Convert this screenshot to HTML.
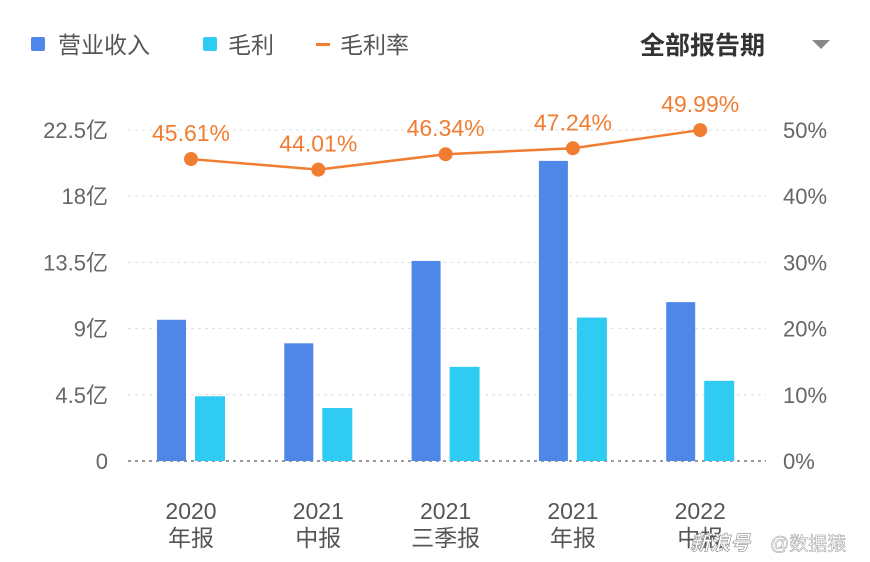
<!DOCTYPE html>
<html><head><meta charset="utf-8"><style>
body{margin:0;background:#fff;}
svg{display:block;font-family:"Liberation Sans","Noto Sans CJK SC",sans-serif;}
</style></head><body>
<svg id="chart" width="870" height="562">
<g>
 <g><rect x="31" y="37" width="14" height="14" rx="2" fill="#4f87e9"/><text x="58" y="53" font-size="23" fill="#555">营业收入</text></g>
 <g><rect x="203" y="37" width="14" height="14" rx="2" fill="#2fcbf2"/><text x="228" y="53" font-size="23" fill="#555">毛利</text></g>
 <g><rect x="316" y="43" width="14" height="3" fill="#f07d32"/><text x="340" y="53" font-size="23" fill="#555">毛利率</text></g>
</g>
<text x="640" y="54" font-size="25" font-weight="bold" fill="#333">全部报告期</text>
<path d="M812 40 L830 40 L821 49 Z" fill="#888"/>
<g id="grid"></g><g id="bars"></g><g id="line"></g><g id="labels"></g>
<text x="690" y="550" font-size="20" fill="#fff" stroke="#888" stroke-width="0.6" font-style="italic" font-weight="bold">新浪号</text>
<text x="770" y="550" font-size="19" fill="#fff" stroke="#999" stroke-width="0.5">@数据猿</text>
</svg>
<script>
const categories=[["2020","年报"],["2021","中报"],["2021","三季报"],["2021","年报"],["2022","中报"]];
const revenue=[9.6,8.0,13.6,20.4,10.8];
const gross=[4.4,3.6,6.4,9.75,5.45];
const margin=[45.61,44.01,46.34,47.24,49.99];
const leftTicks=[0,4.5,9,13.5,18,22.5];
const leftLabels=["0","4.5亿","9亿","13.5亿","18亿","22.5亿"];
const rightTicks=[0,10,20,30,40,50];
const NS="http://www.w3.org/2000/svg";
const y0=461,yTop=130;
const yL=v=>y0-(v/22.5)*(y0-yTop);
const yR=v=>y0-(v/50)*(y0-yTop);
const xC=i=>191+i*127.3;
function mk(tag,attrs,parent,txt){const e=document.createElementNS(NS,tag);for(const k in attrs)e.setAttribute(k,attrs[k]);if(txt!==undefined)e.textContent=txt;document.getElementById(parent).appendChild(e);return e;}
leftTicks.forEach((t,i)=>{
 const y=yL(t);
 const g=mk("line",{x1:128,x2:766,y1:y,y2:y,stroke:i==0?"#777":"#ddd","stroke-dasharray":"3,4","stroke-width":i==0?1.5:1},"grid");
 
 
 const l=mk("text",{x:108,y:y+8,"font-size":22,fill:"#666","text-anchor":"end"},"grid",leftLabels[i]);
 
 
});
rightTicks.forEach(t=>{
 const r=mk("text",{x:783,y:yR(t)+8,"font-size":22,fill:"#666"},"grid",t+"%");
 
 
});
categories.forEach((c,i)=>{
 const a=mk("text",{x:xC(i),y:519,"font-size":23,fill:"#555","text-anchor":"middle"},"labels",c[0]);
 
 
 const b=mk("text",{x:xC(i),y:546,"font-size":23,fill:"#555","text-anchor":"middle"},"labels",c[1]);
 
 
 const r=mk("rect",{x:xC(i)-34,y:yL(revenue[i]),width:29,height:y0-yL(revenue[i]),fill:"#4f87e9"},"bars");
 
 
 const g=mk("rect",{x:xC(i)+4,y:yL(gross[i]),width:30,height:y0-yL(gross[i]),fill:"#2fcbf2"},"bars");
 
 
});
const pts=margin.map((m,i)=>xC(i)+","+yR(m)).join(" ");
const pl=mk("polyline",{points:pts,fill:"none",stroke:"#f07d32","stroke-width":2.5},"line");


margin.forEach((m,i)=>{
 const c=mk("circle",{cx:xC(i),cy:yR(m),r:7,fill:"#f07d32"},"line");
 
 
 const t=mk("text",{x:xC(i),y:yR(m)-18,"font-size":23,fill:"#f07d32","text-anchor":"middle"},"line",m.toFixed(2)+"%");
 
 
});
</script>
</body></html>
========
• _Short task_
Restate the data above exactly, stripping out each image.

• _In response_
Convert this screenshot to HTML.
<!DOCTYPE html>
<html><head><meta charset="utf-8"><style>
body{margin:0;background:#fff;}
svg{display:block;font-family:"Liberation Sans","Noto Sans CJK SC",sans-serif;}
</style></head><body>
<svg id="chart" width="870" height="562">
<g>
 <g><rect x="31" y="37" width="14" height="14" rx="2" fill="#4f87e9"/><text x="58" y="53" font-size="23" fill="#555">营业收入</text></g>
 <g><rect x="203" y="37" width="14" height="14" rx="2" fill="#2fcbf2"/><text x="228" y="53" font-size="23" fill="#555">毛利</text></g>
 <g><rect x="316" y="43" width="14" height="3" fill="#f07d32"/><text x="340" y="53" font-size="23" fill="#555">毛利率</text></g>
</g>
<text x="640" y="54" font-size="25" font-weight="bold" fill="#333">全部报告期</text>
<path d="M812 40 L830 40 L821 49 Z" fill="#888"/>
<g id="grid"></g><g id="bars"></g><g id="line"></g><g id="labels"></g>
<text x="690" y="550" font-size="20" fill="#fff" stroke="#888" stroke-width="0.6" font-style="italic" font-weight="bold">新浪号</text>
<text x="770" y="550" font-size="19" fill="#fff" stroke="#999" stroke-width="0.5">@数据猿</text>
</svg>
<script>
const categories=[["2020","年报"],["2021","中报"],["2021","三季报"],["2021","年报"],["2022","中报"]];
const revenue=[9.6,8.0,13.6,20.4,10.8];
const gross=[4.4,3.6,6.4,9.75,5.45];
const margin=[45.61,44.01,46.34,47.24,49.99];
const leftTicks=[0,4.5,9,13.5,18,22.5];
const leftLabels=["0","4.5亿","9亿","13.5亿","18亿","22.5亿"];
const rightTicks=[0,10,20,30,40,50];
const NS="http://www.w3.org/2000/svg";
const y0=461,yTop=130;
const yL=v=>y0-(v/22.5)*(y0-yTop);
const yR=v=>y0-(v/50)*(y0-yTop);
const xC=i=>191+i*127.3;
function mk(tag,attrs,parent,txt){const e=document.createElementNS(NS,tag);for(const k in attrs)e.setAttribute(k,attrs[k]);if(txt!==undefined)e.textContent=txt;document.getElementById(parent).appendChild(e);return e;}
leftTicks.forEach((t,i)=>{
 const y=yL(t);
 const g=mk("line",{x1:128,x2:766,y1:y,y2:y,stroke:i==0?"#777":"#ddd","stroke-dasharray":"3,4","stroke-width":i==0?1.5:1},"grid");
 
 
 const l=mk("text",{x:108,y:y+8,"font-size":22,fill:"#666","text-anchor":"end"},"grid",leftLabels[i]);
 
 
});
rightTicks.forEach(t=>{
 const r=mk("text",{x:783,y:yR(t)+8,"font-size":22,fill:"#666"},"grid",t+"%");
 
 
});
categories.forEach((c,i)=>{
 const a=mk("text",{x:xC(i),y:519,"font-size":23,fill:"#555","text-anchor":"middle"},"labels",c[0]);
 
 
 const b=mk("text",{x:xC(i),y:546,"font-size":23,fill:"#555","text-anchor":"middle"},"labels",c[1]);
 
 
 const r=mk("rect",{x:xC(i)-34,y:yL(revenue[i]),width:29,height:y0-yL(revenue[i]),fill:"#4f87e9"},"bars");
 
 
 const g=mk("rect",{x:xC(i)+4,y:yL(gross[i]),width:30,height:y0-yL(gross[i]),fill:"#2fcbf2"},"bars");
 
 
});
const pts=margin.map((m,i)=>xC(i)+","+yR(m)).join(" ");
const pl=mk("polyline",{points:pts,fill:"none",stroke:"#f07d32","stroke-width":2.5},"line");


margin.forEach((m,i)=>{
 const c=mk("circle",{cx:xC(i),cy:yR(m),r:7,fill:"#f07d32"},"line");
 
 
 const t=mk("text",{x:xC(i),y:yR(m)-18,"font-size":23,fill:"#f07d32","text-anchor":"middle"},"line",m.toFixed(2)+"%");
 
 
});
</script>
</body></html>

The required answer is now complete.